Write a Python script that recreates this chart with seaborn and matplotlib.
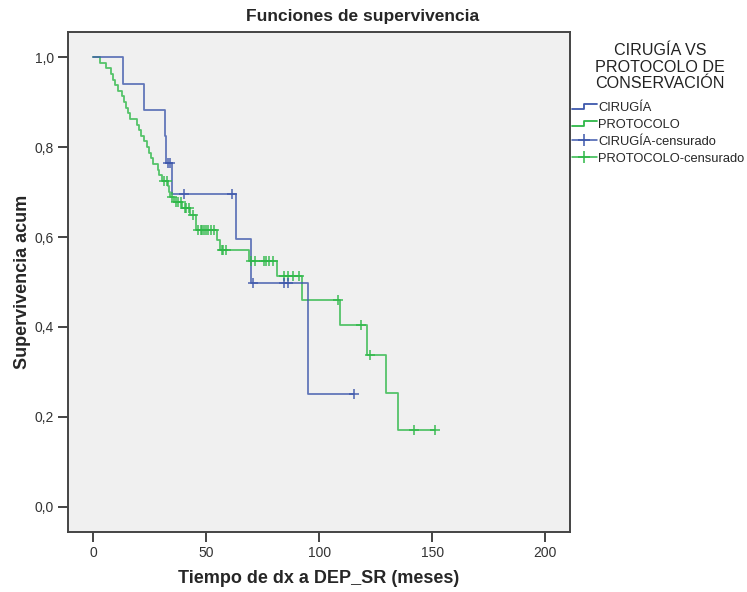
import numpy as np
import pandas as pd
import matplotlib
matplotlib.use("Agg")
import matplotlib.pyplot as plt
from matplotlib.lines import Line2D
from matplotlib.legend_handler import HandlerBase
import seaborn as sns

# ---------------- data ----------------
groups = ["CIRUGÍA", "PROTOCOLO"]
colors = ["#3E58AC", "#2EB848"]

# CIRUGÍA: event times and survival after each step
cir_time = [0.0, 13.4, 22.3, 31.7, 32.3, 34.8, 63.3, 70.0, 94.9]
cir_surv = [1.0, 0.941, 0.882, 0.824, 0.765, 0.696, 0.596, 0.497, 0.250]
cir_end = 115.5
cir_cens = [33.3, 34.0, 40.0, 61.4, 70.6, 84.5, 86.3, 115.5]

# PROTOCOLO
pro_time = [0.0, 2.9, 5.9, 7.8, 8.6, 9.7, 11.2, 12.7, 13.7, 14.5, 15.6, 16.2,
            19.6, 20.1, 21.1, 22.6, 24.0, 24.8, 25.5, 26.5, 28.5, 29.2, 30.4,
            33.0, 33.6, 34.1, 35.8, 39.5, 43.0, 45.4, 54.8, 56.2, 69.0, 81.5,
            92.4, 109.1, 121.1, 129.5, 134.7]
pro_surv = [1.0, 0.988, 0.975, 0.963, 0.950, 0.938, 0.925, 0.913, 0.900,
            0.888, 0.875, 0.863, 0.850, 0.838, 0.825, 0.813, 0.800, 0.788,
            0.775, 0.763, 0.750, 0.738, 0.725, 0.713, 0.701, 0.689, 0.677,
            0.665, 0.650, 0.616, 0.593, 0.571, 0.547, 0.513, 0.461, 0.404,
            0.337, 0.253, 0.170]
pro_end = 151.0
pro_cens = [31.4, 32.9, 34.8, 36.6, 37.6, 38.8, 40.5, 41.2, 42.2, 44.2,
            46.5, 47.5, 48.3, 49.2, 50.0, 51.0, 52.0, 53.5,
            56.8, 57.6, 58.6,
            69.8, 71.8, 75.5, 76.5, 77.9, 79.5,
            84.5, 86.4, 88.2, 91.2,
            108.5, 118.4, 122.5, 142.0, 151.0]

x_ticks = [0, 50, 100, 150, 200]
x_tick_labels = ["0", "50", "100", "150", "200"]
y_ticks = [0.0, 0.2, 0.4, 0.6, 0.8, 1.0]
y_tick_labels = ["0,0", "0,2", "0,4", "0,6", "0,8", "1,0"]

title = "Funciones de supervivencia"
xlabel = "Tiempo de dx a DEP_SR (meses)"
ylabel = "Supervivencia acum"
legend_title = "CIRUGÍA VS\nPROTOCOLO DE\nCONSERVACIÓN"
legend_labels = ["CIRUGÍA", "PROTOCOLO", "CIRUGÍA-censurado", "PROTOCOLO-censurado"]

# ---------------- build tables ----------------
def curve_df(t, s, end, name):
    tt = list(t) + [end]
    ss = list(s) + [s[-1]]
    return pd.DataFrame({"time": tt, "surv": ss, "group": name})

def cens_df(t, s, cens, name):
    t = np.asarray(t); s = np.asarray(s)
    idx = np.searchsorted(t, np.asarray(cens), side="right") - 1
    return pd.DataFrame({"time": cens, "surv": s[idx], "group": name})

curves = pd.concat([curve_df(cir_time, cir_surv, cir_end, groups[0]),
                    curve_df(pro_time, pro_surv, pro_end, groups[1])],
                   ignore_index=True)
censored = pd.concat([cens_df(cir_time, cir_surv, cir_cens, groups[0]),
                      cens_df(pro_time, pro_surv, pro_cens, groups[1])],
                     ignore_index=True)
palette = dict(zip(groups, colors))

# ---------------- plot ----------------
sns.set_style("ticks")
plt.rcParams["font.family"] = ["Liberation Sans", "DejaVu Sans"]

W, H = 747, 592
fig = plt.figure(figsize=(W / 100, H / 100), dpi=100)
fig.patch.set_facecolor("white")
ax = fig.add_axes([68 / W, 1 - 532 / H, (570 - 68) / W, (532 - 32) / H])
ax.set_facecolor("#F0F0F0")

for g in [groups[1], groups[0]]:
    sub = curves[curves.group == g]
    sns.lineplot(data=sub, x="time", y="surv", color=palette[g],
                 estimator=None, sort=False, drawstyle="steps-post",
                 linewidth=1.3, alpha=0.8, ax=ax, legend=False)
    subc = censored[censored.group == g]
    sns.scatterplot(data=subc, x="time", y="surv", color=palette[g],
                    marker="+", s=42, linewidth=1.2, alpha=0.85, ax=ax,
                    legend=False, zorder=3)

ax.set_xlim(-11.1, 210.9)
ax.set_ylim(-0.056, 1.056)
ax.set_xticks(x_ticks)
ax.set_xticklabels(x_tick_labels)
ax.set_yticks(y_ticks)
ax.set_yticklabels(y_tick_labels)
ax.tick_params(axis="both", direction="out", length=7, width=1.4,
               color="#444444", labelsize=10, labelcolor="#333333", pad=3)
for sp in ax.spines.values():
    sp.set_visible(True)
    sp.set_color("#444444")
    sp.set_linewidth(1.4)

ax.set_xlabel(xlabel, fontsize=13, fontweight="bold", labelpad=7)
ax.set_ylabel(ylabel, fontsize=13, fontweight="bold", labelpad=2.5)
fig.text(363 / W, 1 - 17 / H, title, ha="center", va="center",
         fontsize=12.5, fontweight="bold")

# ---------------- legend ----------------
class StepHandler(HandlerBase):
    def create_artists(self, legend, orig_handle, xdescent, ydescent,
                       width, height, fontsize, trans):
        x0, y0 = -xdescent, -ydescent
        xs = [x0, x0 + width * 0.5, x0 + width * 0.5, x0 + width]
        ys = [y0 + height * 0.2, y0 + height * 0.2, y0 + height * 0.75, y0 + height * 0.75]
        ln = Line2D(xs, ys, color=orig_handle.get_color(),
                    linewidth=orig_handle.get_linewidth())
        ln.set_transform(trans)
        return [ln]

fig.text(660 / W, 1 - 67 / H, legend_title, ha="center", va="center",
         fontsize=11.6, color="#222222", linespacing=1.1,
         multialignment="center")

h_steps = [Line2D([], [], color=c, linewidth=1.3) for c in colors]
h_cens = [Line2D([], [], color=c, linewidth=1.1, marker="+", markersize=9,
                 markeredgewidth=1.1) for c in colors]
handles = h_steps + h_cens
leg = fig.legend(handles, legend_labels,
                 loc="upper left", bbox_to_anchor=(572 / W, 1 - 102 / H),
                 frameon=False, borderpad=0, borderaxespad=0,
                 handlelength=1.9, handletextpad=0.15, labelspacing=0.38,
                 fontsize=9.3, numpoints=1,
                 handler_map={h_steps[0]: StepHandler(), h_steps[1]: StepHandler()})

fig.savefig("out.png", dpi=100, facecolor="white")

**SHORT EXERCISE**
Write out the material above once more, exactly as it reads, with no pictures.

**SOLUTION TO THIS TASK**
Write a Python script that recreates this chart with seaborn and matplotlib.
import numpy as np
import pandas as pd
import matplotlib
matplotlib.use("Agg")
import matplotlib.pyplot as plt
from matplotlib.lines import Line2D
from matplotlib.legend_handler import HandlerBase
import seaborn as sns

# ---------------- data ----------------
groups = ["CIRUGÍA", "PROTOCOLO"]
colors = ["#3E58AC", "#2EB848"]

# CIRUGÍA: event times and survival after each step
cir_time = [0.0, 13.4, 22.3, 31.7, 32.3, 34.8, 63.3, 70.0, 94.9]
cir_surv = [1.0, 0.941, 0.882, 0.824, 0.765, 0.696, 0.596, 0.497, 0.250]
cir_end = 115.5
cir_cens = [33.3, 34.0, 40.0, 61.4, 70.6, 84.5, 86.3, 115.5]

# PROTOCOLO
pro_time = [0.0, 2.9, 5.9, 7.8, 8.6, 9.7, 11.2, 12.7, 13.7, 14.5, 15.6, 16.2,
            19.6, 20.1, 21.1, 22.6, 24.0, 24.8, 25.5, 26.5, 28.5, 29.2, 30.4,
            33.0, 33.6, 34.1, 35.8, 39.5, 43.0, 45.4, 54.8, 56.2, 69.0, 81.5,
            92.4, 109.1, 121.1, 129.5, 134.7]
pro_surv = [1.0, 0.988, 0.975, 0.963, 0.950, 0.938, 0.925, 0.913, 0.900,
            0.888, 0.875, 0.863, 0.850, 0.838, 0.825, 0.813, 0.800, 0.788,
            0.775, 0.763, 0.750, 0.738, 0.725, 0.713, 0.701, 0.689, 0.677,
            0.665, 0.650, 0.616, 0.593, 0.571, 0.547, 0.513, 0.461, 0.404,
            0.337, 0.253, 0.170]
pro_end = 151.0
pro_cens = [31.4, 32.9, 34.8, 36.6, 37.6, 38.8, 40.5, 41.2, 42.2, 44.2,
            46.5, 47.5, 48.3, 49.2, 50.0, 51.0, 52.0, 53.5,
            56.8, 57.6, 58.6,
            69.8, 71.8, 75.5, 76.5, 77.9, 79.5,
            84.5, 86.4, 88.2, 91.2,
            108.5, 118.4, 122.5, 142.0, 151.0]

x_ticks = [0, 50, 100, 150, 200]
x_tick_labels = ["0", "50", "100", "150", "200"]
y_ticks = [0.0, 0.2, 0.4, 0.6, 0.8, 1.0]
y_tick_labels = ["0,0", "0,2", "0,4", "0,6", "0,8", "1,0"]

title = "Funciones de supervivencia"
xlabel = "Tiempo de dx a DEP_SR (meses)"
ylabel = "Supervivencia acum"
legend_title = "CIRUGÍA VS\nPROTOCOLO DE\nCONSERVACIÓN"
legend_labels = ["CIRUGÍA", "PROTOCOLO", "CIRUGÍA-censurado", "PROTOCOLO-censurado"]

# ---------------- build tables ----------------
def curve_df(t, s, end, name):
    tt = list(t) + [end]
    ss = list(s) + [s[-1]]
    return pd.DataFrame({"time": tt, "surv": ss, "group": name})

def cens_df(t, s, cens, name):
    t = np.asarray(t); s = np.asarray(s)
    idx = np.searchsorted(t, np.asarray(cens), side="right") - 1
    return pd.DataFrame({"time": cens, "surv": s[idx], "group": name})

curves = pd.concat([curve_df(cir_time, cir_surv, cir_end, groups[0]),
                    curve_df(pro_time, pro_surv, pro_end, groups[1])],
                   ignore_index=True)
censored = pd.concat([cens_df(cir_time, cir_surv, cir_cens, groups[0]),
                      cens_df(pro_time, pro_surv, pro_cens, groups[1])],
                     ignore_index=True)
palette = dict(zip(groups, colors))

# ---------------- plot ----------------
sns.set_style("ticks")
plt.rcParams["font.family"] = ["Liberation Sans", "DejaVu Sans"]

W, H = 747, 592
fig = plt.figure(figsize=(W / 100, H / 100), dpi=100)
fig.patch.set_facecolor("white")
ax = fig.add_axes([68 / W, 1 - 532 / H, (570 - 68) / W, (532 - 32) / H])
ax.set_facecolor("#F0F0F0")

for g in [groups[1], groups[0]]:
    sub = curves[curves.group == g]
    sns.lineplot(data=sub, x="time", y="surv", color=palette[g],
                 estimator=None, sort=False, drawstyle="steps-post",
                 linewidth=1.3, alpha=0.8, ax=ax, legend=False)
    subc = censored[censored.group == g]
    sns.scatterplot(data=subc, x="time", y="surv", color=palette[g],
                    marker="+", s=42, linewidth=1.2, alpha=0.85, ax=ax,
                    legend=False, zorder=3)

ax.set_xlim(-11.1, 210.9)
ax.set_ylim(-0.056, 1.056)
ax.set_xticks(x_ticks)
ax.set_xticklabels(x_tick_labels)
ax.set_yticks(y_ticks)
ax.set_yticklabels(y_tick_labels)
ax.tick_params(axis="both", direction="out", length=7, width=1.4,
               color="#444444", labelsize=10, labelcolor="#333333", pad=3)
for sp in ax.spines.values():
    sp.set_visible(True)
    sp.set_color("#444444")
    sp.set_linewidth(1.4)

ax.set_xlabel(xlabel, fontsize=13, fontweight="bold", labelpad=7)
ax.set_ylabel(ylabel, fontsize=13, fontweight="bold", labelpad=2.5)
fig.text(363 / W, 1 - 17 / H, title, ha="center", va="center",
         fontsize=12.5, fontweight="bold")

# ---------------- legend ----------------
class StepHandler(HandlerBase):
    def create_artists(self, legend, orig_handle, xdescent, ydescent,
                       width, height, fontsize, trans):
        x0, y0 = -xdescent, -ydescent
        xs = [x0, x0 + width * 0.5, x0 + width * 0.5, x0 + width]
        ys = [y0 + height * 0.2, y0 + height * 0.2, y0 + height * 0.75, y0 + height * 0.75]
        ln = Line2D(xs, ys, color=orig_handle.get_color(),
                    linewidth=orig_handle.get_linewidth())
        ln.set_transform(trans)
        return [ln]

fig.text(660 / W, 1 - 67 / H, legend_title, ha="center", va="center",
         fontsize=11.6, color="#222222", linespacing=1.1,
         multialignment="center")

h_steps = [Line2D([], [], color=c, linewidth=1.3) for c in colors]
h_cens = [Line2D([], [], color=c, linewidth=1.1, marker="+", markersize=9,
                 markeredgewidth=1.1) for c in colors]
handles = h_steps + h_cens
leg = fig.legend(handles, legend_labels,
                 loc="upper left", bbox_to_anchor=(572 / W, 1 - 102 / H),
                 frameon=False, borderpad=0, borderaxespad=0,
                 handlelength=1.9, handletextpad=0.15, labelspacing=0.38,
                 fontsize=9.3, numpoints=1,
                 handler_map={h_steps[0]: StepHandler(), h_steps[1]: StepHandler()})

fig.savefig("out.png", dpi=100, facecolor="white")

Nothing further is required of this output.